### [Stated exercise]
Pictures do not belong in the output. Reproduce exactly the lines from the start of the records through the line with "-0.295, -0.15, 0.0]".

### [Data supplied]
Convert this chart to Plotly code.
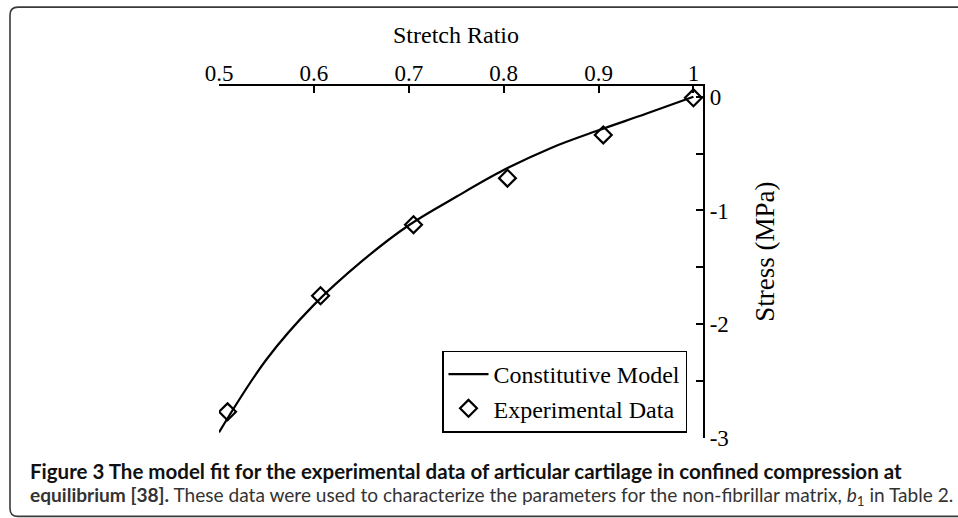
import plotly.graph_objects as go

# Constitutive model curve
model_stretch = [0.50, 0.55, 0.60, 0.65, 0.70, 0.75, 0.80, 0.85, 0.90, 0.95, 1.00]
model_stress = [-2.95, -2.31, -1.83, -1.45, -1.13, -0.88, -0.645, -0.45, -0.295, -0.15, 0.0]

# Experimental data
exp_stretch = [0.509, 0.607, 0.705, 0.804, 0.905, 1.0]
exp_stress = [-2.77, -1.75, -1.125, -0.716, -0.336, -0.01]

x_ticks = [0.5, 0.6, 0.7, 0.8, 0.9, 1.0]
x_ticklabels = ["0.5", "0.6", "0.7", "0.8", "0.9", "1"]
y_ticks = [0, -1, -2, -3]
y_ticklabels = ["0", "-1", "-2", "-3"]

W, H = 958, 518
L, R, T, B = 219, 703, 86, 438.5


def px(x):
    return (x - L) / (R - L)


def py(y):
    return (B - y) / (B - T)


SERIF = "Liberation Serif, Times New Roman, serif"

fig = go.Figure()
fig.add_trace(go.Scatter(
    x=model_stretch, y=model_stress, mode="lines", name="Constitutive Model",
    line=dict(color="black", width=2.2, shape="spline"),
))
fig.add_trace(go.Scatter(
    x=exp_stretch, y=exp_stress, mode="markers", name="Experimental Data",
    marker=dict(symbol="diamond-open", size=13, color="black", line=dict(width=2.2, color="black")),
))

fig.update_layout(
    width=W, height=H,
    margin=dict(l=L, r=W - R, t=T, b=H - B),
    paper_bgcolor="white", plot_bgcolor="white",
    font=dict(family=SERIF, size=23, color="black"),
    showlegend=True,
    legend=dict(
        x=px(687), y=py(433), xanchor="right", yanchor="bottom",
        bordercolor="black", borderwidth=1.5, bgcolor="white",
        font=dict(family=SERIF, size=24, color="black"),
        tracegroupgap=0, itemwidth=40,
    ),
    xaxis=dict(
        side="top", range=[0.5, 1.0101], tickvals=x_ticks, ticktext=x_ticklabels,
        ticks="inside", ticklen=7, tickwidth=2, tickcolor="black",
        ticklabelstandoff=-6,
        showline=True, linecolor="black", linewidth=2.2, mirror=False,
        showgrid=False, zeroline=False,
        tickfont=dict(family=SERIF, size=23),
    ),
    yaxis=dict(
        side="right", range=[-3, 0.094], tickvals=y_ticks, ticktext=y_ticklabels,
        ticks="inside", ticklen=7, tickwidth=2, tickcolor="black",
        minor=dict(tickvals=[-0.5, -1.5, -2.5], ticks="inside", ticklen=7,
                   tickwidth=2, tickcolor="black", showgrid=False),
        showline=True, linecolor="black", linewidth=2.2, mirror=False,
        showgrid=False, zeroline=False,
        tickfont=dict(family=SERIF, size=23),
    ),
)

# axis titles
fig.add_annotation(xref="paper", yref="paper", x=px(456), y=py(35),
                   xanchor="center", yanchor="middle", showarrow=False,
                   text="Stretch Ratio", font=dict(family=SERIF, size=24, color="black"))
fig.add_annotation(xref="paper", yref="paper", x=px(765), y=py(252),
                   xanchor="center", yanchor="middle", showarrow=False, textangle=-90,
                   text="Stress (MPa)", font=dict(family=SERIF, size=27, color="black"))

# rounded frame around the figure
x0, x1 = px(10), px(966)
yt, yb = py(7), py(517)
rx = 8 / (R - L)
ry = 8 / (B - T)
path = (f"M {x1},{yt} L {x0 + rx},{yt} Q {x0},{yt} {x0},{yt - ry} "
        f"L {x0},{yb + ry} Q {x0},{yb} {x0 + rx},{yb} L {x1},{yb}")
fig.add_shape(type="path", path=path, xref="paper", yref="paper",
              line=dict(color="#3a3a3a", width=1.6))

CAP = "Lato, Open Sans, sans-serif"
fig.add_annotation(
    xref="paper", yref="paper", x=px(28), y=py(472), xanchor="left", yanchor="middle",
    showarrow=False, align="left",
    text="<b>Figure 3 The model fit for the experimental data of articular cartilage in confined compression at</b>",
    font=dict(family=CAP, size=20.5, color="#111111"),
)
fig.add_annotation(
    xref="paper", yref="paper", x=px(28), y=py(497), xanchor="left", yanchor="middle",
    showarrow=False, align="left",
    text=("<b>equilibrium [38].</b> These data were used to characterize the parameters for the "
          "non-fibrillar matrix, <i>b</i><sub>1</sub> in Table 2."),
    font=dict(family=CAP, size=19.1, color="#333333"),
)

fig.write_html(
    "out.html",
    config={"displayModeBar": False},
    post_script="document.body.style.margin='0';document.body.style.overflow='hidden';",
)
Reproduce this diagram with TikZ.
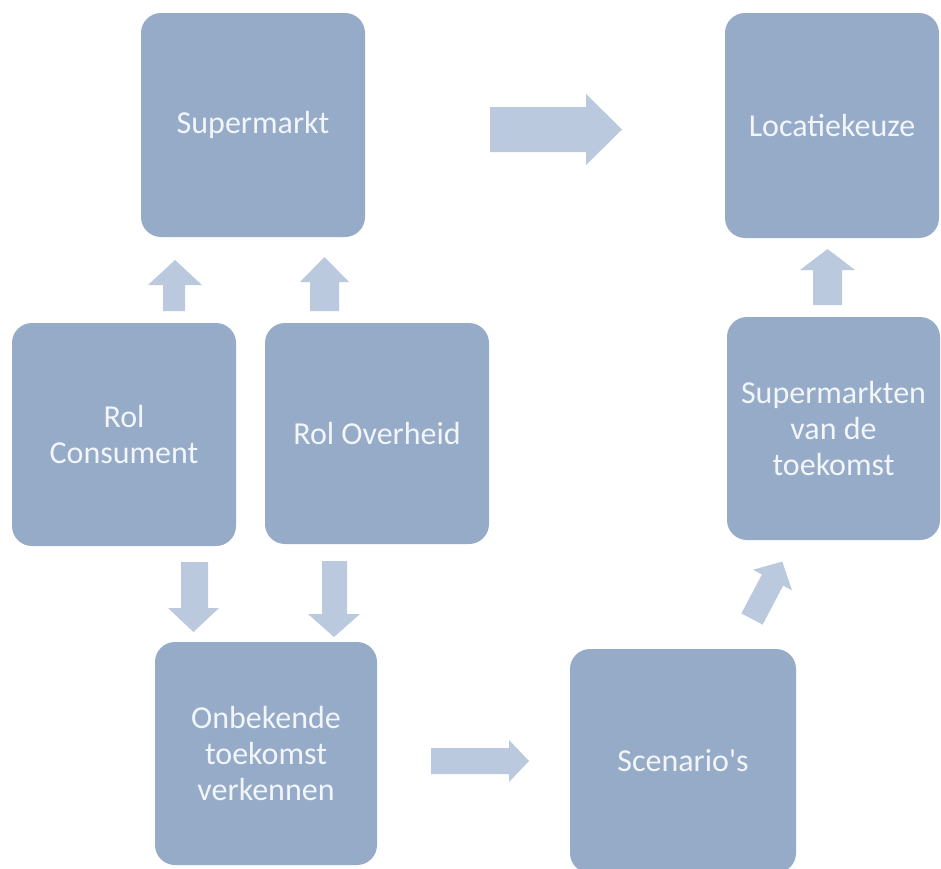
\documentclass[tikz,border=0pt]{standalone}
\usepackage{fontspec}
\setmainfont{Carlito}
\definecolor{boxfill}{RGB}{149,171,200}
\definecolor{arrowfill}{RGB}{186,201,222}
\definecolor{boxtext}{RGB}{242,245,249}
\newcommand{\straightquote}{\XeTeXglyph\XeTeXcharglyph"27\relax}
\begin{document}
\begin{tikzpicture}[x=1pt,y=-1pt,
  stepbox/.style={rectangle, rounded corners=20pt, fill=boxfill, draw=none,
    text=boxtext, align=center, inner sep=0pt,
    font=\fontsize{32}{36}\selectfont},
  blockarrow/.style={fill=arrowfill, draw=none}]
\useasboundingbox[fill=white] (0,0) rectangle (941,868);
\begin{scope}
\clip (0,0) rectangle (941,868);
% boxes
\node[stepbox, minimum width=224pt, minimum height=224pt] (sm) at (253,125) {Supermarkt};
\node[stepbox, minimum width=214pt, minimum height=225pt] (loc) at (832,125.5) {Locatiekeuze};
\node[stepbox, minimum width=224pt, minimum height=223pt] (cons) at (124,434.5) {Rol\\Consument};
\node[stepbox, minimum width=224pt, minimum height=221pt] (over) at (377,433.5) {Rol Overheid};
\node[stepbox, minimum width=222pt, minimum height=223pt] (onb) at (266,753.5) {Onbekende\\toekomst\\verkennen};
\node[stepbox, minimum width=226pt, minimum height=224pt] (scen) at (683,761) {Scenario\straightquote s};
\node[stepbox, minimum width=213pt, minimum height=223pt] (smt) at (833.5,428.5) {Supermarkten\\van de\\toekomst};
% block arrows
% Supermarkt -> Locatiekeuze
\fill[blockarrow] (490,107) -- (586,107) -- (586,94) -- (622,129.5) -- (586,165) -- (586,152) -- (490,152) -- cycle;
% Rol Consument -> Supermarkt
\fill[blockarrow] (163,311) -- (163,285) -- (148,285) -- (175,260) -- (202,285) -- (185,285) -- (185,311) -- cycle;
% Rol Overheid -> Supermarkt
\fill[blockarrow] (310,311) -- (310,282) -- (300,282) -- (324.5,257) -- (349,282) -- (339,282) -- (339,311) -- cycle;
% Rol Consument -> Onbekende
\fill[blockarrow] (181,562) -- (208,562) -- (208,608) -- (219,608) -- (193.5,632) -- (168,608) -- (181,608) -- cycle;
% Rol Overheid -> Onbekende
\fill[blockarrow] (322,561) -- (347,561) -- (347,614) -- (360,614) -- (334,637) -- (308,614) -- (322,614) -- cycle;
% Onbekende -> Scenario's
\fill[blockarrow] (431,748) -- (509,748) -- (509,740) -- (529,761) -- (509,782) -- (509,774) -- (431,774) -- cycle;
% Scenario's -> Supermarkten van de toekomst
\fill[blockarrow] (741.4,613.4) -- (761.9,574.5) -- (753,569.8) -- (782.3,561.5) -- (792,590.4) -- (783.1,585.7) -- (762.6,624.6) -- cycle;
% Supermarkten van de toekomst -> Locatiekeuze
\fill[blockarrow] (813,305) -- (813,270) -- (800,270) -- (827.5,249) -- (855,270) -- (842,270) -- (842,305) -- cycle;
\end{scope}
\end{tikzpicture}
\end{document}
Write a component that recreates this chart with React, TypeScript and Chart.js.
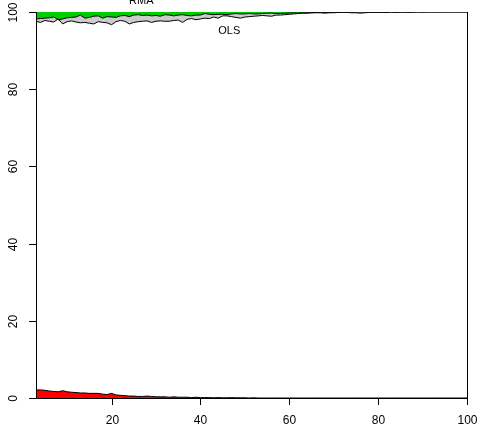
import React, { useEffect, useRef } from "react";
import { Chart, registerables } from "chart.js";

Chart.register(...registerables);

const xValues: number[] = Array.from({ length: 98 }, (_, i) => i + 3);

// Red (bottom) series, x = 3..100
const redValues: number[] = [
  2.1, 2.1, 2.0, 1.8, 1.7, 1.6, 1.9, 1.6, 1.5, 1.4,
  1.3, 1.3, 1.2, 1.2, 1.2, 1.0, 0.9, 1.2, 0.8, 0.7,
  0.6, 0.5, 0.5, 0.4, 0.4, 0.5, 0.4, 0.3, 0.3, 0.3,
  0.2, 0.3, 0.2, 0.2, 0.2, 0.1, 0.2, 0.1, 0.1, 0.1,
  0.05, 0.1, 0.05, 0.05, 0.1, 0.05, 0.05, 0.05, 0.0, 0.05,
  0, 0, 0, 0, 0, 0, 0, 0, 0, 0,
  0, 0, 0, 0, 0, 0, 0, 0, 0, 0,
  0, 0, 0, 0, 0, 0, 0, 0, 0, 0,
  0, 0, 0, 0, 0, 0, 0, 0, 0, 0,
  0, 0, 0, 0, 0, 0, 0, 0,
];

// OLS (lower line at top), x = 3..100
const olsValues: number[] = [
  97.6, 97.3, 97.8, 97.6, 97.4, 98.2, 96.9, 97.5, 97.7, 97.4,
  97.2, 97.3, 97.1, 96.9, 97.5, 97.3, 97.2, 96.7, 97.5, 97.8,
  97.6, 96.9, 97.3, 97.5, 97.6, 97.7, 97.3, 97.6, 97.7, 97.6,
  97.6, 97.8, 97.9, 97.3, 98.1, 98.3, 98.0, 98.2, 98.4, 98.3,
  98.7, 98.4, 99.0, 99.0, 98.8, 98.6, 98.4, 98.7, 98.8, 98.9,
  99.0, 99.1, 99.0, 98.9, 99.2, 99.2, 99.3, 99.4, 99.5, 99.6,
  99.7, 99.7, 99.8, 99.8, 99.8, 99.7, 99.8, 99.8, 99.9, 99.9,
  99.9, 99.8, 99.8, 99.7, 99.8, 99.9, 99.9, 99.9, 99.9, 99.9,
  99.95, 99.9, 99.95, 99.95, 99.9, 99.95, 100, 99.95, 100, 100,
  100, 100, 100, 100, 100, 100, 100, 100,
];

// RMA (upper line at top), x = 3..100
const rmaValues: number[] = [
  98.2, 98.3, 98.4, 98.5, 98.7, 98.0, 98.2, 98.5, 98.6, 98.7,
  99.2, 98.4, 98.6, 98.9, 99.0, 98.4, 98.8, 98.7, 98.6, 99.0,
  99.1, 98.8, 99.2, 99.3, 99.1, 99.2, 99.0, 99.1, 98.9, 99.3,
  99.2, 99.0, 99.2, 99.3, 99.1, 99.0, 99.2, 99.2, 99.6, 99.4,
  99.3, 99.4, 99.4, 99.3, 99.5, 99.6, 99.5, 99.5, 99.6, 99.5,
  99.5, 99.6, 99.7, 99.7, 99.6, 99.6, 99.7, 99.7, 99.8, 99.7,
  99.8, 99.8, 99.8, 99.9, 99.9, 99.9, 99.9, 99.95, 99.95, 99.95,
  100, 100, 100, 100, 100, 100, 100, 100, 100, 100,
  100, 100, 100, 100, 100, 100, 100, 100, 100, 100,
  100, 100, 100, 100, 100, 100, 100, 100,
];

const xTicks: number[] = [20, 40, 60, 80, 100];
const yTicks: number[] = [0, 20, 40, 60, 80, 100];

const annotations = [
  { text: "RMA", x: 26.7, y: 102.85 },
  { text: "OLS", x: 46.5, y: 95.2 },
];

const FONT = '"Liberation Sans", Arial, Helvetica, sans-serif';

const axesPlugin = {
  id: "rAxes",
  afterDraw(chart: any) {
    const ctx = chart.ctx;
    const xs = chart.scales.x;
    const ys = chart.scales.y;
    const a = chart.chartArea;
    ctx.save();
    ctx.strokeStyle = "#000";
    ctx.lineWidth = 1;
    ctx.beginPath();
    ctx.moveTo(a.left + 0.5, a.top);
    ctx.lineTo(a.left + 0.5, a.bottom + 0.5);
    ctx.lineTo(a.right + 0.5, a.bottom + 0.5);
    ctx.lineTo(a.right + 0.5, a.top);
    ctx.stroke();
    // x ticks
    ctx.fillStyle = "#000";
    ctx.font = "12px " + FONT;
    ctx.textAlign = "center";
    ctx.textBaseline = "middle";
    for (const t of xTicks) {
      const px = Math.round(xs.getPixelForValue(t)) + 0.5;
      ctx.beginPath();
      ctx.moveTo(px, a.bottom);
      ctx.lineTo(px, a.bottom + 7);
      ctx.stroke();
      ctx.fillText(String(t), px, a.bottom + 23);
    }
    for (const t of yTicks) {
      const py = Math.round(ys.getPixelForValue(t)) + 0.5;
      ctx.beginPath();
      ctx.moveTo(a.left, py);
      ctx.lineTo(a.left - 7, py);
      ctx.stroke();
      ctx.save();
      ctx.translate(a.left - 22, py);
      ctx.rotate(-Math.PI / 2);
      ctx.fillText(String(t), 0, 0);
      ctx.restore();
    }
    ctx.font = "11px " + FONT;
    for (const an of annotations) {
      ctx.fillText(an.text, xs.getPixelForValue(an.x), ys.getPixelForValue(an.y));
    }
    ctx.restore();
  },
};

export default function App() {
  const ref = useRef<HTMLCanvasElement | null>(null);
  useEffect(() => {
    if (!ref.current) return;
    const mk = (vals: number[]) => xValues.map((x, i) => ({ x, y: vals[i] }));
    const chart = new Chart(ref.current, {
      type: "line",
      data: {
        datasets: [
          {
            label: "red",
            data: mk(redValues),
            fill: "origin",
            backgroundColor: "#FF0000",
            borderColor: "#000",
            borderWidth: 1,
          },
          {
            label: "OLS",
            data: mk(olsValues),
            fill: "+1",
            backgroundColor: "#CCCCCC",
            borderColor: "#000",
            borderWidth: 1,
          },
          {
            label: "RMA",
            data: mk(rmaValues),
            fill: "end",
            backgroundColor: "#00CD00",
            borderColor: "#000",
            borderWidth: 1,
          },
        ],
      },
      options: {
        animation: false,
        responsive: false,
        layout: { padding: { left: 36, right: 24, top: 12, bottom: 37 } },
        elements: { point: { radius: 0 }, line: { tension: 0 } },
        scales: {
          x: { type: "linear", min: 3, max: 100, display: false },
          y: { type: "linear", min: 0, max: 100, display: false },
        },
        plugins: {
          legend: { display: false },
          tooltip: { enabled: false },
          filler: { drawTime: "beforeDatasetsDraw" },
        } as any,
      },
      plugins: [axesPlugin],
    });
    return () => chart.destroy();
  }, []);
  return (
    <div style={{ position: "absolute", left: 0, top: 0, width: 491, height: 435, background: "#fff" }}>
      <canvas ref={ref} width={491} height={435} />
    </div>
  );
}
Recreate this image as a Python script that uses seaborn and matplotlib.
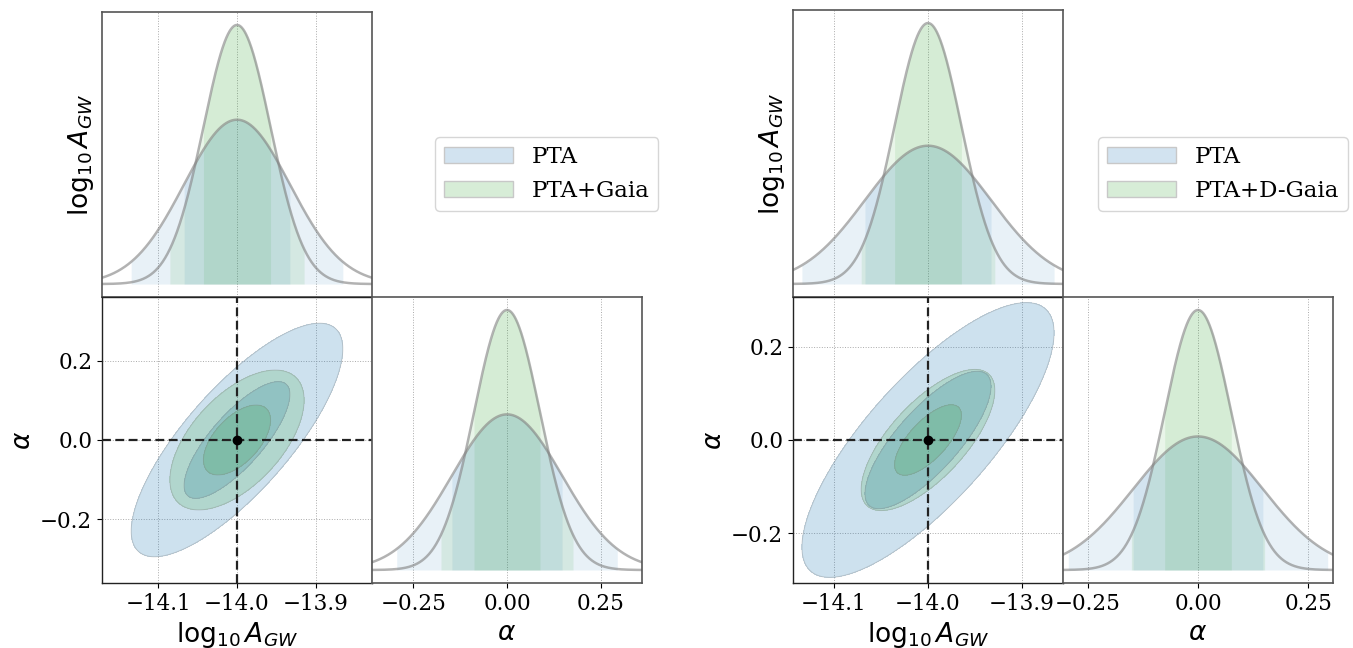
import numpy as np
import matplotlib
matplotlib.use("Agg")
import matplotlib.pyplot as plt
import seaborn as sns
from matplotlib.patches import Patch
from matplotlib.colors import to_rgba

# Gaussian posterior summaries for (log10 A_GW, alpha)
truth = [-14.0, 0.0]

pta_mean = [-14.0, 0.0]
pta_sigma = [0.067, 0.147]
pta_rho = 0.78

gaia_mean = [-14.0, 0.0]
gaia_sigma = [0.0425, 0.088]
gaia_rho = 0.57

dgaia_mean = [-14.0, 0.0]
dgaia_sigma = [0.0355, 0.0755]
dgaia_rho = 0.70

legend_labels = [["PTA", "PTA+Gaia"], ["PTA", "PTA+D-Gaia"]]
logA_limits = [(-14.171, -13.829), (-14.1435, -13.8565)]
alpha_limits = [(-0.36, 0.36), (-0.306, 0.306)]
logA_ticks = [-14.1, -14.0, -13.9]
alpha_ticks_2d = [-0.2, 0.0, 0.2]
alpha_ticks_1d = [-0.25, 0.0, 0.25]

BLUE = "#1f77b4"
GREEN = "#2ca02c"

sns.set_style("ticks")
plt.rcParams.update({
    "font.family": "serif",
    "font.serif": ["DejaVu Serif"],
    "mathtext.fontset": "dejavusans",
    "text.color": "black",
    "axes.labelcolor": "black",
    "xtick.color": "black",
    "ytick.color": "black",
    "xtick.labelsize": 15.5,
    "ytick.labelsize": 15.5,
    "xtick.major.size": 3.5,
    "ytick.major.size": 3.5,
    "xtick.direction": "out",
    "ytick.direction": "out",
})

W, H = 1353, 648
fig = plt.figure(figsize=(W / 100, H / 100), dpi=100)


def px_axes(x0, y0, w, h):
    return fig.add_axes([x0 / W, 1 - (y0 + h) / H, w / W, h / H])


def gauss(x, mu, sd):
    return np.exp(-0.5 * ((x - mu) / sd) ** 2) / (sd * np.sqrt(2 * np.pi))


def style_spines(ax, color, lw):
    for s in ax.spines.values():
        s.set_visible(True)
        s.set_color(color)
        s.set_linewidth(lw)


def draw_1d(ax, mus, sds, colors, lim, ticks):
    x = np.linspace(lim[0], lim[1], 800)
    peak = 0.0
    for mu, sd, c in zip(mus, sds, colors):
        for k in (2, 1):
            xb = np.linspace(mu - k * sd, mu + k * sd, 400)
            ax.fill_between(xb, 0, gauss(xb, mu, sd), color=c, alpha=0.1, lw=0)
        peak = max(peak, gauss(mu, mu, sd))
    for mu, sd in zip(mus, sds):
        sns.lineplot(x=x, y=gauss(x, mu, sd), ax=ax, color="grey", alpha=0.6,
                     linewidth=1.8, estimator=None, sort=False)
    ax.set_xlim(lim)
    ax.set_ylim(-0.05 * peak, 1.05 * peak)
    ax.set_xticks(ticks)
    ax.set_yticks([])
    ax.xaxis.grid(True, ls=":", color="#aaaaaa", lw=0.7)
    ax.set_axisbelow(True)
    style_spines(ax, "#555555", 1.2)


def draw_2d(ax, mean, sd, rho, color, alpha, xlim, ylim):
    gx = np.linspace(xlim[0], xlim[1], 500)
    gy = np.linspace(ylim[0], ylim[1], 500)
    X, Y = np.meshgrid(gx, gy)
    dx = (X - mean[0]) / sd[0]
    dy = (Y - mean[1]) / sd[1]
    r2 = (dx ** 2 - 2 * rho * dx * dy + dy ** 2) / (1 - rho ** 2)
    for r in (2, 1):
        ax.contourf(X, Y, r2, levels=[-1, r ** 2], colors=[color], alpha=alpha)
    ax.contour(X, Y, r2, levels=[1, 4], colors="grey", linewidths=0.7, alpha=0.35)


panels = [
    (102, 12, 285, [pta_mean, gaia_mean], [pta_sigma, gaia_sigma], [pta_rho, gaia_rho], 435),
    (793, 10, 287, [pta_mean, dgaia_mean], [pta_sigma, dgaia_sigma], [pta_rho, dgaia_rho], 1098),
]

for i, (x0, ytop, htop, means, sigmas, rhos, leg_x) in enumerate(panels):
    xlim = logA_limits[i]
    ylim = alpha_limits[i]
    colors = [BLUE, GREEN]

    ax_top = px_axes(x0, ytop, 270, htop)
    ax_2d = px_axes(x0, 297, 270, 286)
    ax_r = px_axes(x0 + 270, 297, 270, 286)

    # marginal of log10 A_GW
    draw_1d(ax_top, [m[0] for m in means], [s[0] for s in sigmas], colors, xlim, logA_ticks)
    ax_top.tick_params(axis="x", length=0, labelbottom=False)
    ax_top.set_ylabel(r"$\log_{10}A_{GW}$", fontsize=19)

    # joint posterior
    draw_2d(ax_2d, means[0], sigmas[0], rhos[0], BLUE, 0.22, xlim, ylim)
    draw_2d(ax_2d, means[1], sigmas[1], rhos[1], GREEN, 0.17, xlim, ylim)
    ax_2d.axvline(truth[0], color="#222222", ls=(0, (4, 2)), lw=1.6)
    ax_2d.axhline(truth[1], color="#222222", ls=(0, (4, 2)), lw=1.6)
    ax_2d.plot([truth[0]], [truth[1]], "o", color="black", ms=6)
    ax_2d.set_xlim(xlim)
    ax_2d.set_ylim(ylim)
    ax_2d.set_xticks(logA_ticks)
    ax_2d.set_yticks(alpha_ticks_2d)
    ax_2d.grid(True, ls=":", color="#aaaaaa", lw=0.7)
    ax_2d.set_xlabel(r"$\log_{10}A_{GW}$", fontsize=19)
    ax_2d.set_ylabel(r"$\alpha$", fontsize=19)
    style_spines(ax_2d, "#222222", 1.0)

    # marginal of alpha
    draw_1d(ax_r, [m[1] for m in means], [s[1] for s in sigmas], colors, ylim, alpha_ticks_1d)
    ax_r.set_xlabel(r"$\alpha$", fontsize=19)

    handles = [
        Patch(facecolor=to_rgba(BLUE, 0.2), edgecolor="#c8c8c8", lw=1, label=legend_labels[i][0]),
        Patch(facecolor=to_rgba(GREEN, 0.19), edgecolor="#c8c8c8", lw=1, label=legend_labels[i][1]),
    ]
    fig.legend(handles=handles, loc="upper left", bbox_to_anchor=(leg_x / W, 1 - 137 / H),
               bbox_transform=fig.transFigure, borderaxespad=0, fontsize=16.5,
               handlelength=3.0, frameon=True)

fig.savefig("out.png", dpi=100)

### [The result]
Convert this chart to Plotly code.
import plotly.graph_objects as go

# Constitutive model curve
model_stretch = [0.50, 0.55, 0.60, 0.65, 0.70, 0.75, 0.80, 0.85, 0.90, 0.95, 1.00]
model_stress = [-2.95, -2.31, -1.83, -1.45, -1.13, -0.88, -0.645, -0.45, -0.295, -0.15, 0.0]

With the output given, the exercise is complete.